2. **Social Identification**: Once categorized, individuals adopt the identity of the group they belong to. They internalize group norms, values, and behaviors, and their self-esteem becomes tied to the group's status and achievements. A person doesn't just belong to a group; they become the group in a psychological sense.
3. **Social Comparison**: To maintain positive self-esteem, people compare their in-group favorably against relevant out-groups. This drive for positive distinctiveness leads to emphasizing differences between groups and valuing traits associated with one's own group more highly.
## In-Group Favoritism and Out-Group Derogation
These processes naturally produce in-group favoritism, where people allocate more resources, trust, and positive evaluations to fellow group members. In more extreme cases, they can also produce out-group derogation, where members of other groups are stereotyped, devalued, or actively discriminated against. The strength of these effects depends on how central a particular group identity is to a person's self-concept and how much intergroup competition exists.

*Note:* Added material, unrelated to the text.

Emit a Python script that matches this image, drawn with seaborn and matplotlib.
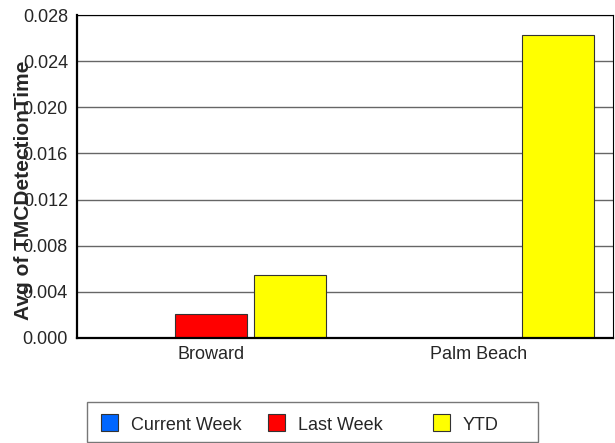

## Relationship to Self-Esteem
A key proposition of SIT is that people are motivated to maintain positive social identities because these contribute to self-esteem. When a group's status is threatened, members may respond by seeking to leave the group (social mobility), redefining the comparison criteria (social creativity), or engaging in direct competition to improve the group's standing (social competition). This explains why threats to group identity can provoke such strong emotional and behavioral reactions.
## Impact on Organizations and Teams
In organizational settings, social identity dynamics profoundly affect team cohesion, cross-functional collaboration, and workplace culture. Department rivalries, professional identity conflicts, and organizational mergers all involve social identity processes. Understanding SIT helps leaders build shared identities that transcend subgroup boundaries, improve cross-team collaboration, and create cultures of inclusion where diverse identities are valued rather than sources of division.
## Social Identity Threat
Social identity threat occurs when a person's group membership is devalued, stigmatized, or questioned. This can lead to anxiety, reduced performance (as seen in stereotype threat), withdrawal, or defensive behaviors. Recognizing and mitigating social identity threats is crucial for creating psychologically safe environments where everyone can contribute fully.
## Managing Multiple Social Identities
People hold multiple social identities simultaneously (e.g., parent, professional, member of an ethnic group, hobbyist). These identities can sometimes conflict, requiring individuals to navigate competing expectations and norms. The concept of intersectionality highlights how overlapping social identities create unique experiences, particularly for those at the intersection of multiple marginalized groups.
## Extension to Self-Categorization Theory
John Turner, a student of Tajfel, extended SIT into Self-Categorization Theory (SCT), which focuses on how people shift between personal identity and various social identities depending on context. SCT explains how the salience of different identities changes situationally, why people conform to group norms, and how leadership emerges as a function of group prototypicality.
## Practical Implications
For building inclusive teams and organizations, SIT suggests several strategies: creating superordinate goals that unite diverse subgroups, fostering cross-group contact under conditions of equality, making multiple identities visible and valued, addressing social identity threats proactively, and building organizational cultures where diversity is framed as a shared strength rather than a source of division.